* _Data extract_
☆ ☆ ☆

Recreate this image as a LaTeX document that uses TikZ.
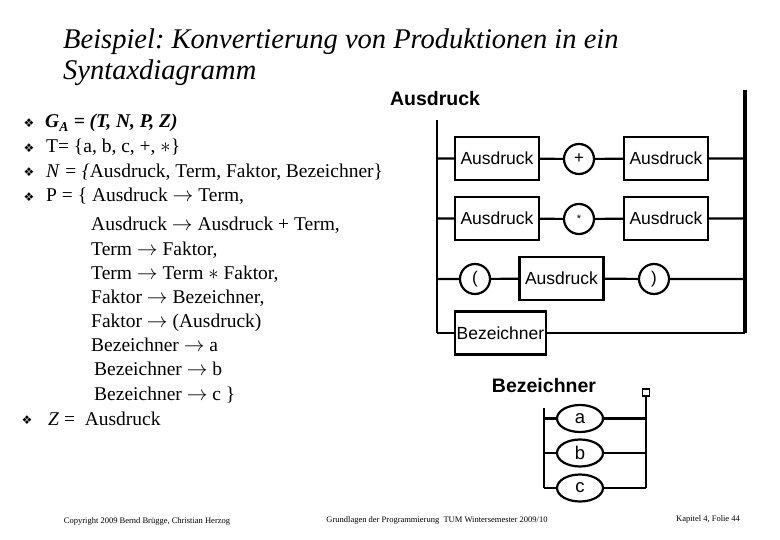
\documentclass[tikz,border=0pt]{standalone}
\usepackage{fontspec}
\setmainfont{Liberation Serif}
\setsansfont{Liberation Sans}
\newfontfamily\dingfont{DejaVu Sans}
\usetikzlibrary{shapes.geometric}
\frenchspacing

\begin{document}
\begin{tikzpicture}[
  x=1pt, y=-1pt,
  rail/.style={line width=2.2pt},
  endrail/.style={line width=4pt},
  nonterm/.style={draw, line width=2.2pt, inner sep=0pt,
    minimum width=84pt, minimum height=43pt,
    font=\sffamily\fontsize{17.5}{20}\selectfont},
  term/.style={draw, circle, line width=2.2pt, inner sep=0pt,
    minimum size=30pt, font=\sffamily\fontsize{17}{20}\selectfont},
  letter/.style={draw, ellipse, line width=2.2pt, inner sep=0pt,
    minimum width=46pt, minimum height=27pt,
    font=\sffamily\fontsize{18.5}{20}\selectfont},
  diagname/.style={inner sep=0pt, font=\sffamily\bfseries\fontsize{19.5}{22}\selectfont},
  bullet/.style={inner sep=0pt, font=\dingfont\fontsize{12}{14}\selectfont},
  rule/.style={anchor=base west, inner sep=0pt, font=\fontsize{19.5}{22}\selectfont},
  headline/.style={anchor=base west, inner sep=0pt, font=\itshape\fontsize{28.5}{32}\selectfont},
  footer/.style={inner sep=0pt, font=\fontsize{8.5}{10}\selectfont}
  ]

\useasboundingbox (0,0) rectangle (780,540);

\node[headline] (title1) at (63,49) {Beispiel: Konvertierung von Produktionen in ein};
\node[headline] (title2) at (63,80) {Syntaxdiagramm};

\node[bullet] (b1) at (29,123) {❖};
\node[bullet] (b2) at (29,148) {❖};
\node[bullet] (b3) at (29,172.5) {❖};
\node[bullet] (b4) at (29,197) {❖};
\node[bullet] (b5) at (27,420) {❖};

\node[rule] (gram) at (45,128) {\textbf{\textit{G\textsubscript{A} = (T, N, P, Z)}}};
\node[rule] (tset) at (46,153) {T= \{a, b, c, +, $\ast$\}};
\node[rule] (nset) at (46,177.5) {\textit{N = \{}Ausdruck, Term, Faktor, Bezeichner\}};
\node[rule] (pset) at (46,202) {P = \{ Ausdruck $\rightarrow$ Term,};
\node[rule] (p2) at (91,231) {Ausdruck $\rightarrow$ Ausdruck + Term,};
\node[rule] (p3) at (91,255.5) {Term $\rightarrow$ Faktor,};
\node[rule] (p4) at (91,279.5) {Term $\rightarrow$ Term $\ast$ Faktor,};
\node[rule] (p5) at (91,303.5) {Faktor $\rightarrow$ Bezeichner,};
\node[rule] (p6) at (91,327.5) {Faktor $\rightarrow$ (Ausdruck)};
\node[rule] (p7) at (91,352) {Bezeichner $\rightarrow$ a};
\node[rule] (p8) at (94,376) {Bezeichner $\rightarrow$ b};
\node[rule] (p9) at (94,400) {Bezeichner $\rightarrow$ c \}};
\node[rule] (start) at (48,425) {\textit{Z} = \ Ausdruck};

\node[diagname] (ausname) at (435,99) {Ausdruck};

\coordinate (ltop) at (437,120);
\coordinate (lbot) at (437,333);
\coordinate (rtop) at (745,90);
\coordinate (rbot) at (745,333);

\node[nonterm] (a1) at (497,158.5) {Ausdruck};
\node[term] (plus) at (579,159) {+};
\node[nonterm] (a2) at (666,158.5) {Ausdruck};

\node[nonterm] (a3) at (497,218.5) {Ausdruck};
\node[term] (times) at (579,219) {\fontsize{11}{12}\selectfont\vphantom{A}*};
\node[nonterm] (a4) at (666,218.5) {Ausdruck};

\node[term] (lpar) at (475,279) {(};
\node[nonterm] (a5) at (561.5,278.5) {Ausdruck};
\node[term] (rpar) at (654,279) {)};

\node[nonterm, minimum width=91pt] (bez) at (500.5,333) {Bezeichner};

\draw[rail] (ltop) -- (lbot);
\draw[endrail] (rtop) -- (rbot);
\draw[rail] (ltop |- a1) -- (a1) -- (plus) -- (a2) -- (rtop |- a2);
\draw[rail] (ltop |- a3) -- (a3) -- (times) -- (a4) -- (rtop |- a4);
\draw[rail] (ltop |- lpar) -- (lpar) -- (a5) -- (rpar) -- (rtop |- rpar);
\draw[rail] (lbot) -- (bez) -- (rbot);

\node[diagname] (bezname) at (544,386) {Bezeichner};
\node[draw, line width=1.6pt, inner sep=0pt, minimum size=7pt] (stop) at (646,392.5) {};

\coordinate (bltop) at (544,408);
\coordinate (blbot) at (544,488);
\coordinate (brbot) at (646,488);

\node[letter] (la) at (580,418.5) {a};
\node[letter] (lb) at (580,453) {b};
\node[letter] (lc) at (580,488) {c};

\draw[rail] (bltop) -- (blbot);
\draw[rail] (stop) -- (brbot);
\draw[rail] (bltop |- la) -- (la) -- (brbot |- la);
\draw[rail] (bltop |- lb) -- (lb) -- (brbot |- lb);
\draw[rail] (blbot) -- (lc) -- (brbot);

\node[footer] (copy) at (147,521) {Copyright 2009 Bernd Brügge, Christian Herzog};
\node[footer] (course) at (437,520) {Grundlagen der Programmierung \ TUM Wintersemester 2009/10};
\node[footer] (page) at (708,519) {Kapitel 4, Folie 44};

\end{tikzpicture}
\end{document}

☆ ☆ ☆

* _Task instructions_
Copy exactly the lines running from the beginning of the listing through the line that has "(0,0) rectangle (780,540);". Drop the pictures.

* _Result of the exercise_
Recreate this image as a LaTeX document that uses TikZ.
\documentclass[tikz,border=0pt]{standalone}
\usepackage{fontspec}
\setmainfont{Liberation Serif}
\setsansfont{Liberation Sans}
\newfontfamily\dingfont{DejaVu Sans}
\usetikzlibrary{shapes.geometric}
\frenchspacing

\begin{document}
\begin{tikzpicture}[
  x=1pt, y=-1pt,
  rail/.style={line width=2.2pt},
  endrail/.style={line width=4pt},
  nonterm/.style={draw, line width=2.2pt, inner sep=0pt,
    minimum width=84pt, minimum height=43pt,
    font=\sffamily\fontsize{17.5}{20}\selectfont},
  term/.style={draw, circle, line width=2.2pt, inner sep=0pt,
    minimum size=30pt, font=\sffamily\fontsize{17}{20}\selectfont},
  letter/.style={draw, ellipse, line width=2.2pt, inner sep=0pt,
    minimum width=46pt, minimum height=27pt,
    font=\sffamily\fontsize{18.5}{20}\selectfont},
  diagname/.style={inner sep=0pt, font=\sffamily\bfseries\fontsize{19.5}{22}\selectfont},
  bullet/.style={inner sep=0pt, font=\dingfont\fontsize{12}{14}\selectfont},
  rule/.style={anchor=base west, inner sep=0pt, font=\fontsize{19.5}{22}\selectfont},
  headline/.style={anchor=base west, inner sep=0pt, font=\itshape\fontsize{28.5}{32}\selectfont},
  footer/.style={inner sep=0pt, font=\fontsize{8.5}{10}\selectfont}
  ]

\useasboundingbox (0,0) rectangle (780,540);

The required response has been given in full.